'''

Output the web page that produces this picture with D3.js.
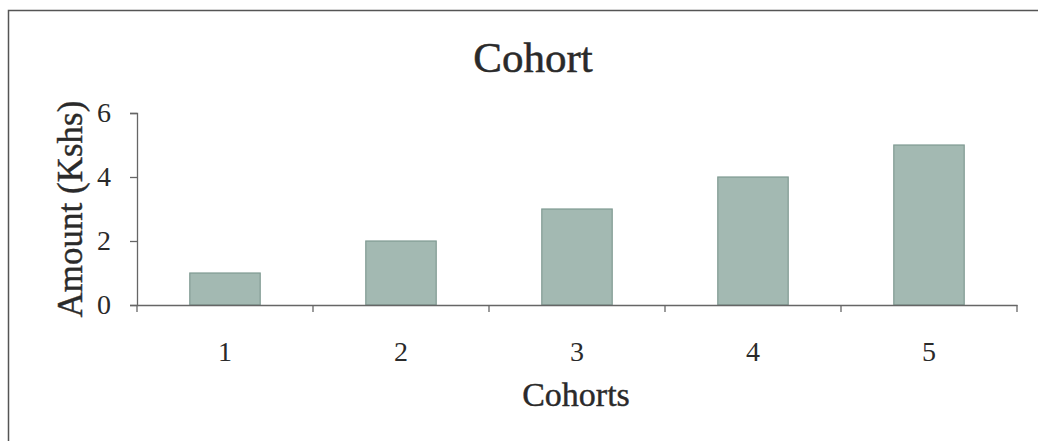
<!DOCTYPE html>
<html><head><meta charset="utf-8">
<script src="https://cdn.jsdelivr.net/npm/d3@7"></script>
<style>body{margin:0;background:#fff}svg{display:block}</style>
</head><body>
<svg id="c" width="1038" height="443"></svg>
<script>
const categories = ["1","2","3","4","5"];
const values = [1, 2, 3, 4, 5];
const yTicks = [0, 2, 4, 6];
const title = "Cohort";
const xTitle = "Cohorts";
const yTitle = "Amount (Kshs)";

const svg = d3.select("#c");
const font = "'Liberation Serif', 'DejaVu Serif', serif";
const ink = "#2a2a2a";
const m = {left:137, right:1017, top:113, bottom:305};

// frame
svg.append("path").attr("d","M8.5,441 L8.5,10.5 L1038,10.5")
  .attr("fill","none").attr("stroke","#555").attr("stroke-width",1.5);

const x = d3.scaleBand().domain(categories).range([m.left, m.right]).paddingInner(0.6).paddingOuter(0.3);
const xb = d3.scaleBand().domain(categories).range([m.left, m.right]);
const y = d3.scaleLinear().domain([0,6]).range([m.bottom, m.top]);

svg.append("g").selectAll("rect").data(values).join("rect")
  .attr("x",(d,i)=>x(categories[i]))
  .attr("width",x.bandwidth())
  .attr("y",d=>y(d))
  .attr("height",d=>y(0)-y(d))
  .attr("fill","#a3b9b2").attr("stroke","#7f9a92").attr("stroke-width",1.2);

// y axis
const ya = svg.append("g").attr("transform",`translate(${m.left},0)`)
  .call(d3.axisLeft(y).tickValues(yTicks).tickFormat(d3.format("d")).tickSize(7).tickPadding(19));
ya.select(".domain").attr("stroke","#666").attr("stroke-width",1.3);
ya.selectAll(".tick line").attr("stroke","#666").attr("stroke-width",1.3);
ya.selectAll("text").attr("font-family",font).attr("font-size",28).attr("fill",ink);

// x axis with ticks at band boundaries
const xa = svg.append("g").attr("transform",`translate(0,${m.bottom})`)
  .call(d3.axisBottom(xb).tickSize(0).tickPadding(36));
xa.select(".domain").attr("stroke","#666").attr("stroke-width",1.3);
xa.selectAll("text").attr("font-family",font).attr("font-size",28).attr("fill",ink);
const bounds = categories.map(c=>xb(c)).concat([xb(categories[categories.length-1])+xb.bandwidth()]);
xa.selectAll(".bt").data(bounds).join("line").attr("class","bt")
  .attr("x1",d=>d).attr("x2",d=>d).attr("y1",0).attr("y2",7)
  .attr("stroke","#666").attr("stroke-width",1.3);

svg.append("text").attr("x",533).attr("y",72).attr("text-anchor","middle")
  .attr("font-family",font).attr("font-size",43).attr("fill",ink)
  .attr("stroke",ink).attr("stroke-width",0.5).text(title);
svg.append("text").attr("x",576).attr("y",406).attr("text-anchor","middle")
  .attr("font-family",font).attr("font-size",34).attr("fill",ink)
  .attr("stroke",ink).attr("stroke-width",0.4).text(xTitle);
svg.append("text").attr("transform","translate(82,209) rotate(-90)").attr("text-anchor","middle")
  .attr("font-family",font).attr("font-size",35).attr("fill",ink)
  .attr("stroke",ink).attr("stroke-width",0.4).text(yTitle);
</script>
</body></html>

'''

> GOAL
Leave out the pictures and reproduce the rest of the listing exactly.

> FULL ANSWER
Output the web page that produces this picture with D3.js.
<!DOCTYPE html>
<html><head><meta charset="utf-8">
<script src="https://cdn.jsdelivr.net/npm/d3@7"></script>
<style>body{margin:0;background:#fff}svg{display:block}</style>
</head><body>
<svg id="c" width="1038" height="443"></svg>
<script>
const categories = ["1","2","3","4","5"];
const values = [1, 2, 3, 4, 5];
const yTicks = [0, 2, 4, 6];
const title = "Cohort";
const xTitle = "Cohorts";
const yTitle = "Amount (Kshs)";

const svg = d3.select("#c");
const font = "'Liberation Serif', 'DejaVu Serif', serif";
const ink = "#2a2a2a";
const m = {left:137, right:1017, top:113, bottom:305};

// frame
svg.append("path").attr("d","M8.5,441 L8.5,10.5 L1038,10.5")
  .attr("fill","none").attr("stroke","#555").attr("stroke-width",1.5);

const x = d3.scaleBand().domain(categories).range([m.left, m.right]).paddingInner(0.6).paddingOuter(0.3);
const xb = d3.scaleBand().domain(categories).range([m.left, m.right]);
const y = d3.scaleLinear().domain([0,6]).range([m.bottom, m.top]);

svg.append("g").selectAll("rect").data(values).join("rect")
  .attr("x",(d,i)=>x(categories[i]))
  .attr("width",x.bandwidth())
  .attr("y",d=>y(d))
  .attr("height",d=>y(0)-y(d))
  .attr("fill","#a3b9b2").attr("stroke","#7f9a92").attr("stroke-width",1.2);

// y axis
const ya = svg.append("g").attr("transform",`translate(${m.left},0)`)
  .call(d3.axisLeft(y).tickValues(yTicks).tickFormat(d3.format("d")).tickSize(7).tickPadding(19));
ya.select(".domain").attr("stroke","#666").attr("stroke-width",1.3);
ya.selectAll(".tick line").attr("stroke","#666").attr("stroke-width",1.3);
ya.selectAll("text").attr("font-family",font).attr("font-size",28).attr("fill",ink);

// x axis with ticks at band boundaries
const xa = svg.append("g").attr("transform",`translate(0,${m.bottom})`)
  .call(d3.axisBottom(xb).tickSize(0).tickPadding(36));
xa.select(".domain").attr("stroke","#666").attr("stroke-width",1.3);
xa.selectAll("text").attr("font-family",font).attr("font-size",28).attr("fill",ink);
const bounds = categories.map(c=>xb(c)).concat([xb(categories[categories.length-1])+xb.bandwidth()]);
xa.selectAll(".bt").data(bounds).join("line").attr("class","bt")
  .attr("x1",d=>d).attr("x2",d=>d).attr("y1",0).attr("y2",7)
  .attr("stroke","#666").attr("stroke-width",1.3);

svg.append("text").attr("x",533).attr("y",72).attr("text-anchor","middle")
  .attr("font-family",font).attr("font-size",43).attr("fill",ink)
  .attr("stroke",ink).attr("stroke-width",0.5).text(title);
svg.append("text").attr("x",576).attr("y",406).attr("text-anchor","middle")
  .attr("font-family",font).attr("font-size",34).attr("fill",ink)
  .attr("stroke",ink).attr("stroke-width",0.4).text(xTitle);
svg.append("text").attr("transform","translate(82,209) rotate(-90)").attr("text-anchor","middle")
  .attr("font-family",font).attr("font-size",35).attr("fill",ink)
  .attr("stroke",ink).attr("stroke-width",0.4).text(yTitle);
</script>
</body></html>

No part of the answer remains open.